Anonymous thor42 said...

Excellent stuff.

I really only disagree with this one statement -
"The Treaty of Waitangi should be recognised as the basis for equal citizenship."

I would argue that this statement is a bit "back-to-front".
I would put it like this -
"All citizens of NZ have equal rights, regardless of ethnicity, gender, etc etc....."

That way, your rights are still equal and explicit, but it leaves the nothing-but-trouble Treaty completely out of it.

IMO, the Treaty should have NO place at all in a constitution here.

3/04/2013 06:17:00 pm  
Anonymous Anonymous said...

There is a god quote about treaties which goes something like this, "Treaties, like virgins, nice to have." Of course once you've had them.....well...!

Best of luck with the Constitution though. It is better than what's out there at the moment.

Amit

3/05/2013 06:23:00 am  
Anonymous Anonymous said...

Ah, here it is. Correct quote is this. “Treaties are like roses and virgins: they last while they last”- President Charles DeGaulle

3/05/2013 06:27:00 am  
Blogger Konrad Kathan said...

This is a good start, but how about people who do not wish to participate in this government? How will they be treated?
Also, I must respectfully disagree that defamation is a crime, as ones reputation does not belong to oneself, but is only a representation of what other people think of one. Therefore the anti defamation law would try to control the thinking of others, not to mention infringing on the free speech rules.
Also how would the government be funded? If it is by donation what would happen if there are not sufficient funds to pay the salary of Govt employees?
What about arms? the right to bear and use in self defense? I only see the militia thing mentioned but nothing about ownership of weapons.

Well, just a few minor quibbles, but a good start on the road to anarchy!

Konrad

3/05/2013 10:35:00 am  
Blogger Richard McGrath said...

Thanks for the thoughtful response, Konrad.

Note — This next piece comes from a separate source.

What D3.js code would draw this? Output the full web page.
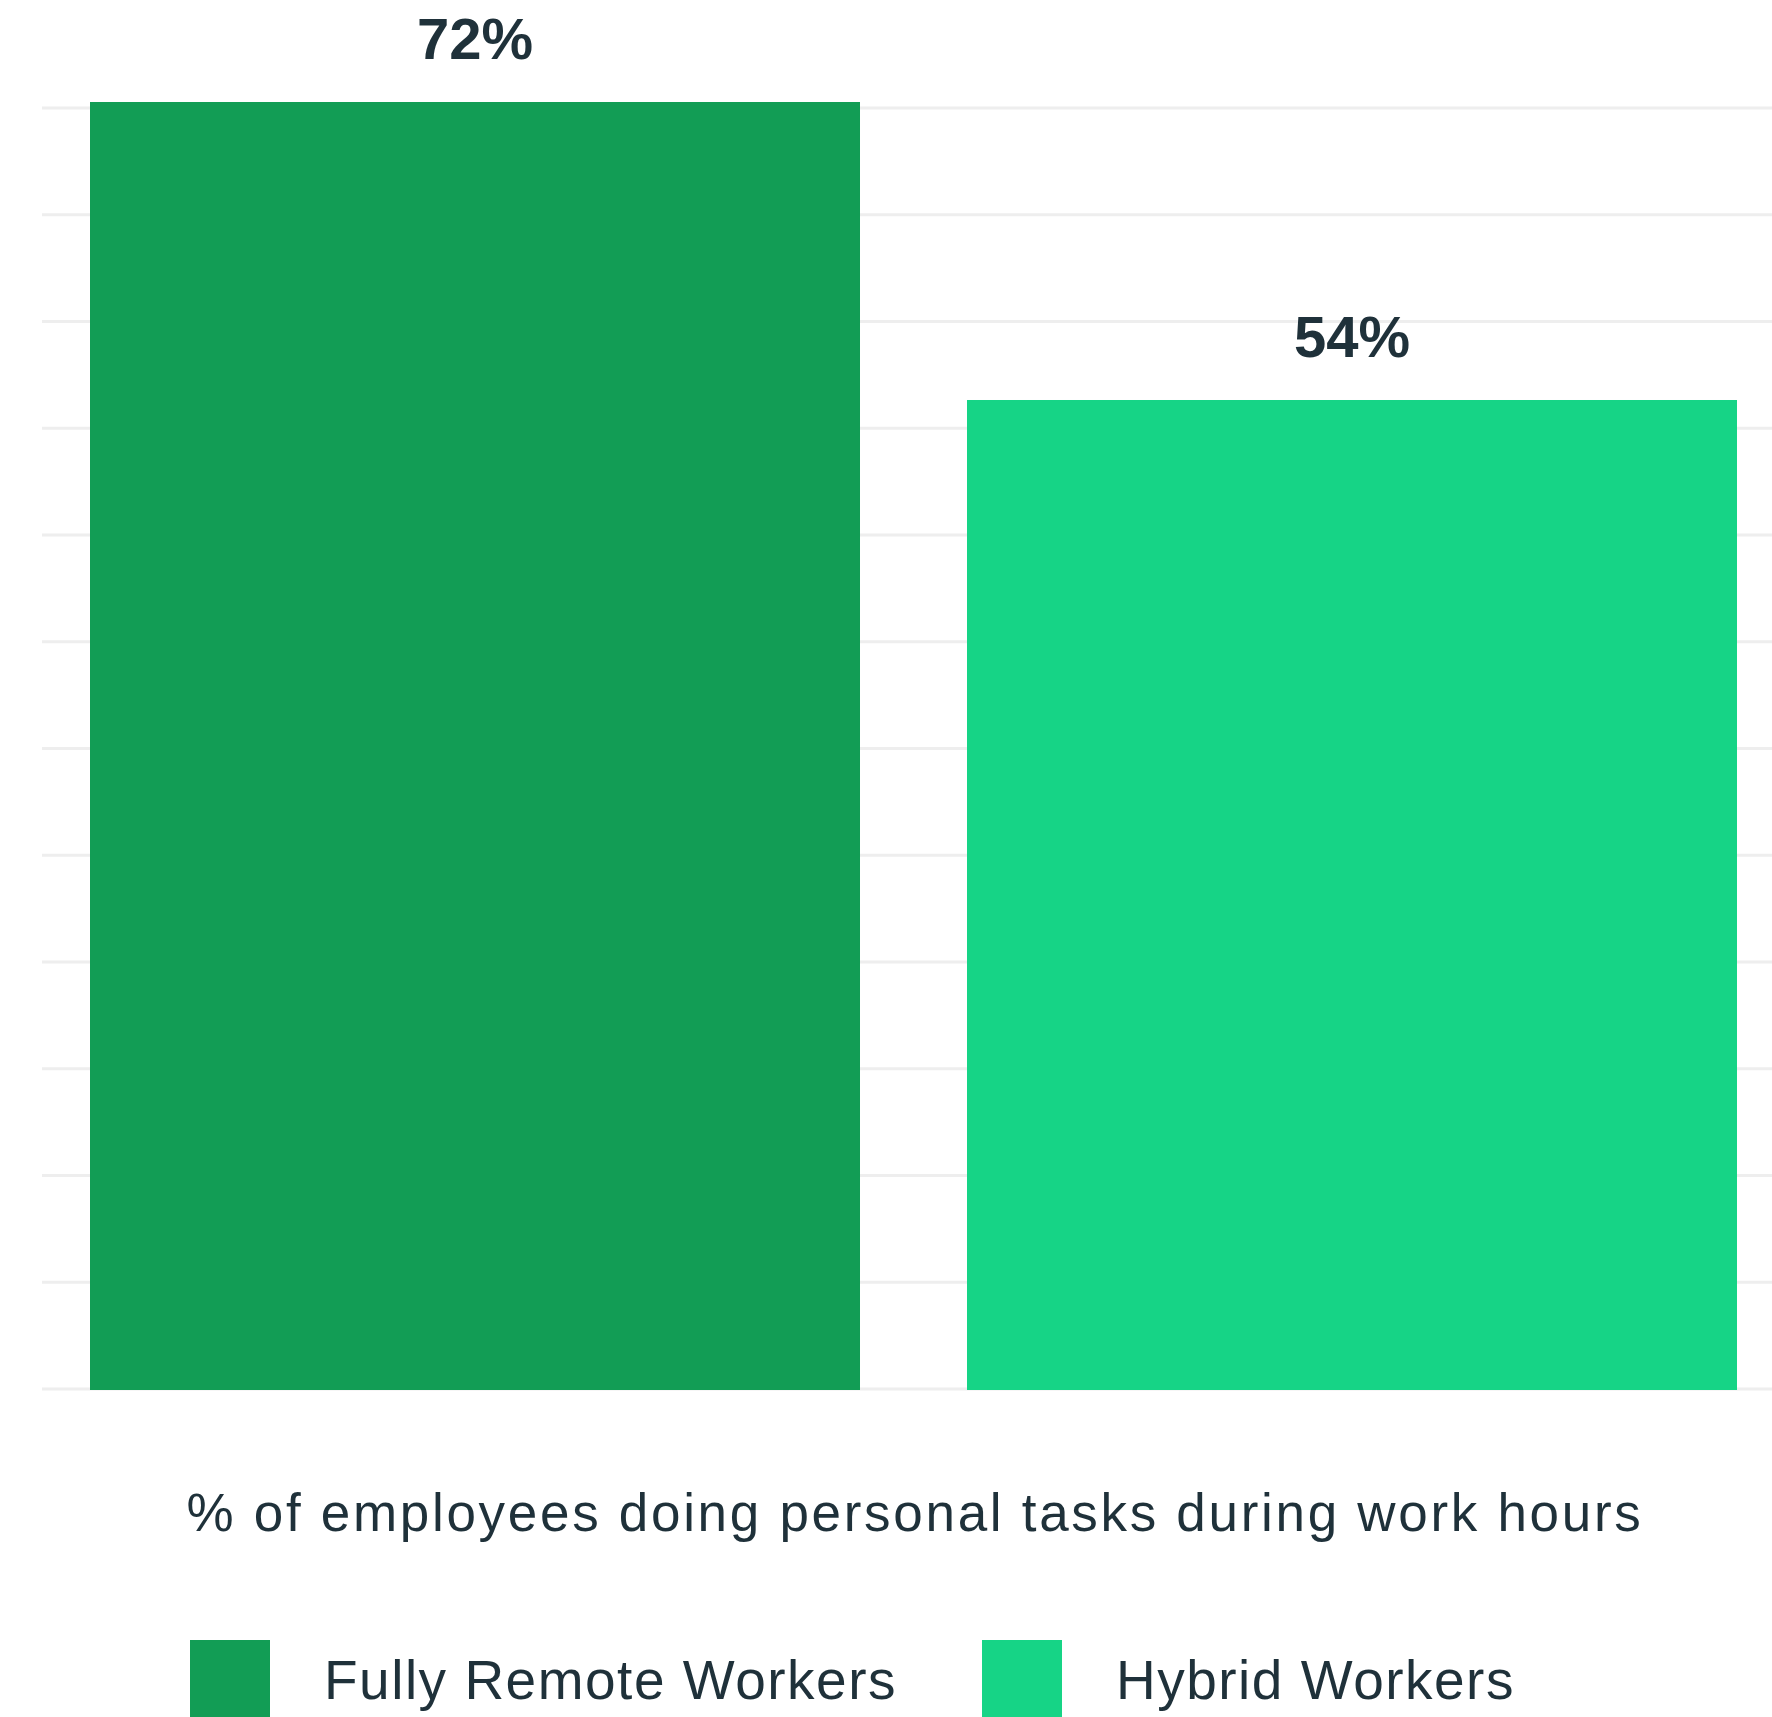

"This is a good start, but how about people who do not wish to participate in this government? How will they be treated?"

As long as they didn't use force against anyone else, I don't anyone would mind.

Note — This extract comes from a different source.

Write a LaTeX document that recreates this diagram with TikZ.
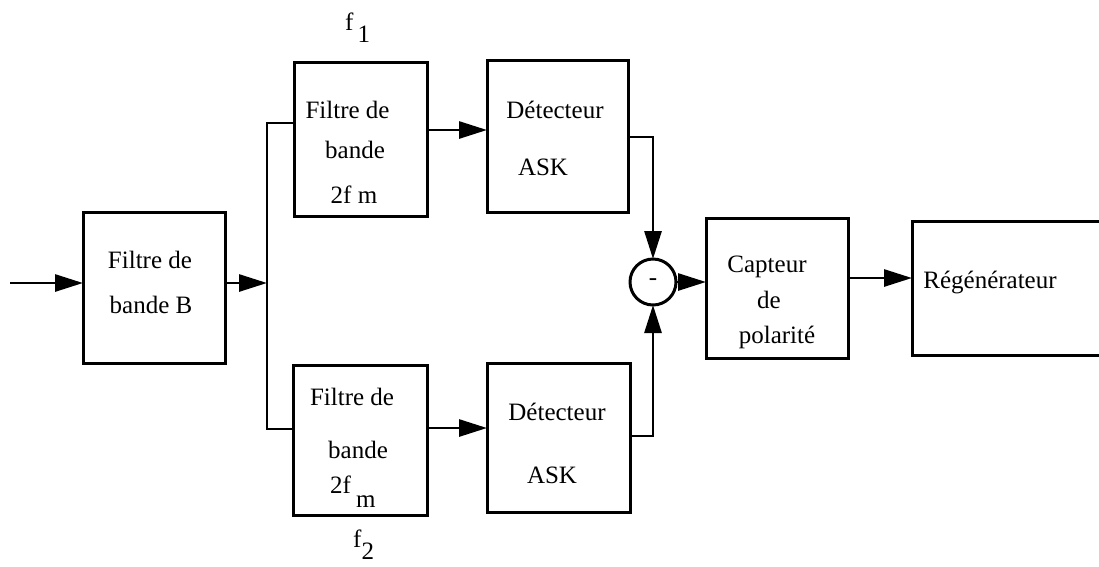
\documentclass[tikz,border=0pt]{standalone}
\usepackage{fontspec}
\setmainfont{Liberation Serif}
\usetikzlibrary{arrows.meta}
\begin{document}
\begin{tikzpicture}[x=1pt,y=-1pt,
  font=\fontsize{25}{30}\selectfont,
  box/.style={draw, line width=3pt, inner sep=0pt, outer sep=0pt},
  txt/.style={anchor=base, inner sep=0pt},
  arr/.style={line width=2.8pt, -{Triangle[length=28pt,width=17pt]}},
  wire/.style={line width=2.8pt}]
\useasboundingbox (0,0) rectangle (1099,566);
\clip (0,0) rectangle (1099,566);
% boxes
\node[box, minimum width=142pt, minimum height=151pt] (B)  at (154,287.5) {};
\node[box, minimum width=133pt, minimum height=154pt] (F1) at (360.5,139) {};
\node[box, minimum width=134pt, minimum height=150pt] (F2) at (360,440) {};
\node[box, minimum width=141pt, minimum height=152pt] (D1) at (557.5,136) {};
\node[box, minimum width=143pt, minimum height=149pt] (D2) at (558.5,437.5) {};
\node[box, circle, minimum size=46pt] (S) at (653,282) {-};
\node[box, minimum width=142pt, minimum height=140pt] (C)  at (777,288) {};
\node[box, minimum width=198pt, minimum height=134pt] (R)  at (1011,288) {};
% texts
\node[txt] (tB1) at (150,268) {Filtre de};
\node[txt] (tB2) at (151,313) {bande B};
\node[txt] (tF11) at (347.5,118) {Filtre de};
\node[txt] (tF12) at (355,158) {bande};
\node[txt] (tF13) at (354,203) {2f m};
\node[txt] (tD11) at (555,118) {Détecteur};
\node[txt] (tD12) at (543,175) {ASK};
\node[txt] (tF21) at (352,405) {Filtre de};
\node[txt] (tF22) at (358,458) {bande};
\node[txt, anchor=base west] (tF23) at (330,493) {2f\hspace{5pt}\raisebox{-14pt}{m}};
\node[txt] (tD21) at (557,420) {Détecteur};
\node[txt] (tD22) at (552,483) {ASK};
\node[txt] (tC1) at (767,272) {Capteur};
\node[txt] (tC2) at (769,308) {de};
\node[txt] (tC3) at (777,343) {polarité};
\node[txt] (tR) at (990,288) {Régénérateur};
\node[txt, anchor=base west] (f1) at (345,30) {f\hspace{4pt}\raisebox{-12pt}{1}};
\node[txt, anchor=base west] (f2) at (353,547) {f\raisebox{-12pt}{2}};
% coordinates
\coordinate (inpt) at (10,283);
\coordinate (jt) at (267,123);
\coordinate (jb) at (267,429);
\coordinate (u) at (0,130);
\coordinate (l) at (0,428);
\coordinate (ur) at (653,137);
\coordinate (lr) at (653,436);
\coordinate (cr) at (0,278);
% connectors
\draw[arr] (inpt) -- (inpt -| B.west);
\draw[arr] (inpt -| B.east) -- (inpt -| jt);
\draw[wire] (F1.west |- jt) -- (jt) -- (jb) -- (F2.west |- jb);
\draw[arr] (u -| F1.east) -- (u -| D1.west);
\draw[arr] (l -| F2.east) -- (l -| D2.west);
\draw[arr] (ur -| D1.east) -- (ur) -- (S.north);
\draw[arr] (lr -| D2.east) -- (lr) -- (S.south);
\draw[arr] (S.east) -- (S.east -| C.west);
\draw[arr] (cr -| C.east) -- (cr -| R.west);
\end{tikzpicture}
\end{document}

"Also, I must respectfully disagree that defamation is a crime."

It would probably be a matter for the civil courts if one chose to prosecute - and it would be up to the complainant to prove damage was done.

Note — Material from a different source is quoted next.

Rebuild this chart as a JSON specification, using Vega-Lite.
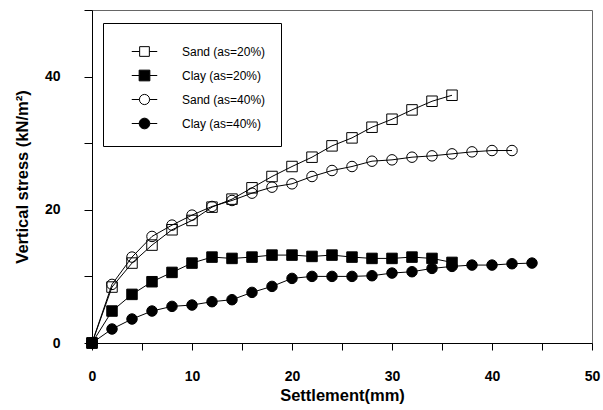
{
  "$schema": "https://vega.github.io/schema/vega-lite/v6.json",
  "width": 500,
  "height": 333,
  "autosize": "none",
  "padding": {"left": 92, "top": 10, "right": 11, "bottom": 67},
  "background": "white",
  "config": {
    "font": "Liberation Sans",
    "view": {"stroke": "#666666", "strokeWidth": 1},
    "axis": {
      "grid": false,
      "domainColor": "black",
      "domainWidth": 1,
      "tickColor": "black",
      "labelColor": "black",
      "titleColor": "black",
      "labelFont": "Liberation Sans",
      "titleFont": "Liberation Sans",
      "labelFontWeight": "bold",
      "labelFontSize": 14,
      "titleFontSize": 16.5,
      "titleFontWeight": "bold"
    },
    "legend": {
      "orient": "none",
      "legendX": 11,
      "legendY": 13,
      "strokeColor": "black",
      "fillColor": "white",
      "padding": 15,
      "symbolSize": 650,
      "symbolOffset": 13,
      "labelOffset": 24,
      "labelFontSize": 12,
      "labelFont": "Liberation Sans",
      "labelColor": "black",
      "rowPadding": 3,
      "symbolStrokeWidth": 1
    }
  },
  "data": {
    "values": [
      {"series": "Sand (as=20%)", "settlement": 0, "stress": 0},
      {"series": "Sand (as=20%)", "settlement": 2, "stress": 8.4},
      {"series": "Sand (as=20%)", "settlement": 4, "stress": 12.0},
      {"series": "Sand (as=20%)", "settlement": 6, "stress": 14.7},
      {"series": "Sand (as=20%)", "settlement": 8, "stress": 17.0},
      {"series": "Sand (as=20%)", "settlement": 10, "stress": 18.4},
      {"series": "Sand (as=20%)", "settlement": 12, "stress": 20.4},
      {"series": "Sand (as=20%)", "settlement": 14, "stress": 21.6},
      {"series": "Sand (as=20%)", "settlement": 16, "stress": 23.3},
      {"series": "Sand (as=20%)", "settlement": 18, "stress": 25.0},
      {"series": "Sand (as=20%)", "settlement": 20, "stress": 26.5},
      {"series": "Sand (as=20%)", "settlement": 22, "stress": 27.9},
      {"series": "Sand (as=20%)", "settlement": 24, "stress": 29.6},
      {"series": "Sand (as=20%)", "settlement": 26, "stress": 30.8},
      {"series": "Sand (as=20%)", "settlement": 28, "stress": 32.4},
      {"series": "Sand (as=20%)", "settlement": 30, "stress": 33.6},
      {"series": "Sand (as=20%)", "settlement": 32, "stress": 35.0},
      {"series": "Sand (as=20%)", "settlement": 34, "stress": 36.3},
      {"series": "Sand (as=20%)", "settlement": 36, "stress": 37.2},
      {"series": "Clay (as=20%)", "settlement": 0, "stress": 0},
      {"series": "Clay (as=20%)", "settlement": 2, "stress": 4.8},
      {"series": "Clay (as=20%)", "settlement": 4, "stress": 7.3},
      {"series": "Clay (as=20%)", "settlement": 6, "stress": 9.2},
      {"series": "Clay (as=20%)", "settlement": 8, "stress": 10.6},
      {"series": "Clay (as=20%)", "settlement": 10, "stress": 12.0},
      {"series": "Clay (as=20%)", "settlement": 12, "stress": 12.9},
      {"series": "Clay (as=20%)", "settlement": 14, "stress": 12.7},
      {"series": "Clay (as=20%)", "settlement": 16, "stress": 12.9},
      {"series": "Clay (as=20%)", "settlement": 18, "stress": 13.2},
      {"series": "Clay (as=20%)", "settlement": 20, "stress": 13.2},
      {"series": "Clay (as=20%)", "settlement": 22, "stress": 13.0},
      {"series": "Clay (as=20%)", "settlement": 24, "stress": 13.2},
      {"series": "Clay (as=20%)", "settlement": 26, "stress": 12.9},
      {"series": "Clay (as=20%)", "settlement": 28, "stress": 12.7},
      {"series": "Clay (as=20%)", "settlement": 30, "stress": 12.7},
      {"series": "Clay (as=20%)", "settlement": 32, "stress": 12.9},
      {"series": "Clay (as=20%)", "settlement": 34, "stress": 12.7},
      {"series": "Clay (as=20%)", "settlement": 36, "stress": 12.1},
      {"series": "Sand (as=40%)", "settlement": 0, "stress": 0},
      {"series": "Sand (as=40%)", "settlement": 2, "stress": 8.8},
      {"series": "Sand (as=40%)", "settlement": 4, "stress": 12.9},
      {"series": "Sand (as=40%)", "settlement": 6, "stress": 16.0},
      {"series": "Sand (as=40%)", "settlement": 8, "stress": 17.7},
      {"series": "Sand (as=40%)", "settlement": 10, "stress": 19.2},
      {"series": "Sand (as=40%)", "settlement": 12, "stress": 20.5},
      {"series": "Sand (as=40%)", "settlement": 14, "stress": 21.4},
      {"series": "Sand (as=40%)", "settlement": 16, "stress": 22.5},
      {"series": "Sand (as=40%)", "settlement": 18, "stress": 23.4},
      {"series": "Sand (as=40%)", "settlement": 20, "stress": 23.9},
      {"series": "Sand (as=40%)", "settlement": 22, "stress": 25.0},
      {"series": "Sand (as=40%)", "settlement": 24, "stress": 25.9},
      {"series": "Sand (as=40%)", "settlement": 26, "stress": 26.5},
      {"series": "Sand (as=40%)", "settlement": 28, "stress": 27.3},
      {"series": "Sand (as=40%)", "settlement": 30, "stress": 27.5},
      {"series": "Sand (as=40%)", "settlement": 32, "stress": 27.9},
      {"series": "Sand (as=40%)", "settlement": 34, "stress": 28.1},
      {"series": "Sand (as=40%)", "settlement": 36, "stress": 28.4},
      {"series": "Sand (as=40%)", "settlement": 38, "stress": 28.7},
      {"series": "Sand (as=40%)", "settlement": 40, "stress": 28.9},
      {"series": "Sand (as=40%)", "settlement": 42, "stress": 28.9},
      {"series": "Clay (as=40%)", "settlement": 0, "stress": 0},
      {"series": "Clay (as=40%)", "settlement": 2, "stress": 2.1},
      {"series": "Clay (as=40%)", "settlement": 4, "stress": 3.6},
      {"series": "Clay (as=40%)", "settlement": 6, "stress": 4.8},
      {"series": "Clay (as=40%)", "settlement": 8, "stress": 5.5},
      {"series": "Clay (as=40%)", "settlement": 10, "stress": 5.7},
      {"series": "Clay (as=40%)", "settlement": 12, "stress": 6.2},
      {"series": "Clay (as=40%)", "settlement": 14, "stress": 6.5},
      {"series": "Clay (as=40%)", "settlement": 16, "stress": 7.6},
      {"series": "Clay (as=40%)", "settlement": 18, "stress": 8.5},
      {"series": "Clay (as=40%)", "settlement": 20, "stress": 9.7},
      {"series": "Clay (as=40%)", "settlement": 22, "stress": 10.0},
      {"series": "Clay (as=40%)", "settlement": 24, "stress": 10.0},
      {"series": "Clay (as=40%)", "settlement": 26, "stress": 10.0},
      {"series": "Clay (as=40%)", "settlement": 28, "stress": 10.1},
      {"series": "Clay (as=40%)", "settlement": 30, "stress": 10.5},
      {"series": "Clay (as=40%)", "settlement": 32, "stress": 10.7},
      {"series": "Clay (as=40%)", "settlement": 34, "stress": 11.2},
      {"series": "Clay (as=40%)", "settlement": 36, "stress": 11.5},
      {"series": "Clay (as=40%)", "settlement": 38, "stress": 11.7},
      {"series": "Clay (as=40%)", "settlement": 40, "stress": 11.7},
      {"series": "Clay (as=40%)", "settlement": 42, "stress": 11.9},
      {"series": "Clay (as=40%)", "settlement": 44, "stress": 12.0}
    ]
  },
  "encoding": {
    "x": {
      "field": "settlement",
      "type": "quantitative",
      "scale": {"domain": [0, 50], "nice": false},
      "axis": {
        "title": "Settlement(mm)",
        "values": [0, 5, 10, 15, 20, 25, 30, 35, 40, 45, 50],
        "labelExpr": "datum.value % 10 == 0 ? datum.label : ''",
        "tickSize": 7,
        "labelPadding": 19,
        "titlePadding": 4,
        "labelFlush": false
      }
    },
    "y": {
      "field": "stress",
      "type": "quantitative",
      "scale": {"domain": [0, 50], "nice": false},
      "axis": {
        "title": "Vertical stress (kN/m²)",
        "values": [0, 10, 20, 30, 40, 50],
        "labelExpr": "datum.value % 20 == 0 ? datum.label : ''",
        "tickSize": 8,
        "labelPadding": 24,
        "titlePadding": 14,
        "labelFlush": false
      }
    }
  },
  "layer": [
    {
      "mark": {"type": "line", "stroke": "black", "strokeWidth": 1},
      "encoding": {
        "detail": {"field": "series", "type": "nominal"},
        "order": {"field": "settlement", "type": "quantitative"}
      }
    },
    {
      "mark": {"type": "point", "size": 110, "stroke": "black", "strokeWidth": 1, "opacity": 1},
      "encoding": {
        "shape": {
          "field": "series",
          "type": "nominal",
          "scale": {
            "domain": ["Sand (as=20%)", "Clay (as=20%)", "Sand (as=40%)", "Clay (as=40%)"],
            "range": ["square", "square", "circle", "circle"]
          },
          "legend": null
        },
        "fill": {
          "field": "series",
          "type": "nominal",
          "scale": {
            "domain": ["Sand (as=20%)", "Clay (as=20%)", "Sand (as=40%)", "Clay (as=40%)"],
            "range": ["transparent", "black", "transparent", "black"]
          },
          "legend": null
        }
      }
    },
    {
      "transform": [{"filter": "false"}],
      "mark": {"type": "point", "strokeWidth": 1, "opacity": 1},
      "encoding": {
        "shape": {
          "field": "series",
          "type": "nominal",
          "scale": {
            "domain": ["Sand (as=20%)", "Clay (as=20%)", "Sand (as=40%)", "Clay (as=40%)"],
            "range": [
              "M-1,0H-0.38M0.38,0H1M-0.38,-0.38H0.38V0.38H-0.38Z",
              "M-1,0H-0.42M0.42,0H1M-0.42,-0.42H0.42V0.42H-0.42Z",
              "M-1,0H-0.4M0.4,0H1M-0.4,0A0.4,0.4,0,1,0,0.4,0A0.4,0.4,0,1,0,-0.4,0Z",
              "M-1,0H-0.42M0.42,0H1M-0.42,0A0.42,0.42,0,1,0,0.42,0A0.42,0.42,0,1,0,-0.42,0Z"
            ]
          },
          "legend": {"title": null}
        },
        "fill": {
          "field": "series",
          "type": "nominal",
          "scale": {
            "domain": ["Sand (as=20%)", "Clay (as=20%)", "Sand (as=40%)", "Clay (as=40%)"],
            "range": ["white", "black", "white", "black"]
          },
          "legend": {"title": null}
        },
        "stroke": {
          "field": "series",
          "type": "nominal",
          "scale": {
            "domain": ["Sand (as=20%)", "Clay (as=20%)", "Sand (as=40%)", "Clay (as=40%)"],
            "range": ["black", "black", "black", "black"]
          },
          "legend": {"title": null}
        }
      }
    }
  ],
  "resolve": {"scale": {"shape": "independent", "fill": "independent", "stroke": "independent"}}
}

"Also how would the government be funded? If it is by donation what would happen if there are not sufficient funds to pay the salary of Govt employees?"

Then the govt employees would have to earn a crust some other way. Remember the justice system would probably be a much smaller beast than the current one as most disputes could be settled without needing to use the official state courts, which would be run on a "loser pays" basis.

"What about arms? the right to bear and use in self defense? I only see the militia thing mentioned but nothing about ownership of weapons."

Appropriate self defence is permitted. Firearms aren't mentioned because people have an implicit right to own them. So implicit it doesn't rate a mention.

"Well, just a few minor quibbles, but a good start on the road to anarchy!"

Indeed, although our goal is the smallest possible minarchy.

3/05/2013 06:53:00 pm  
Blogger Konrad Kathan said...

Thanks for your reply Richard.

You are right about defamation... hadn't thought that one through completely...

Thanks for clearing that up, I was just a little confused about the document not mentioning arms, but you are right, I guess it includes anything really that can be used for self defense...

Well, I am an an-cap at heart, but if we can achieve the minarchy you propose here I will heartily cheer and help (the helping bit will happen anyway, irregardless of success, much easier now that I am settling down.)!

Konrad

3/06/2013 01:23:00 am  
Anonymous Tim Ng said...

Hello Richard. My reading of Section VII of the Bill of Rights precludes the use of fines altogether, as a fine could be considered an involuntary contribution. Hence should fines still be included in Section G of the Bill of Due Process?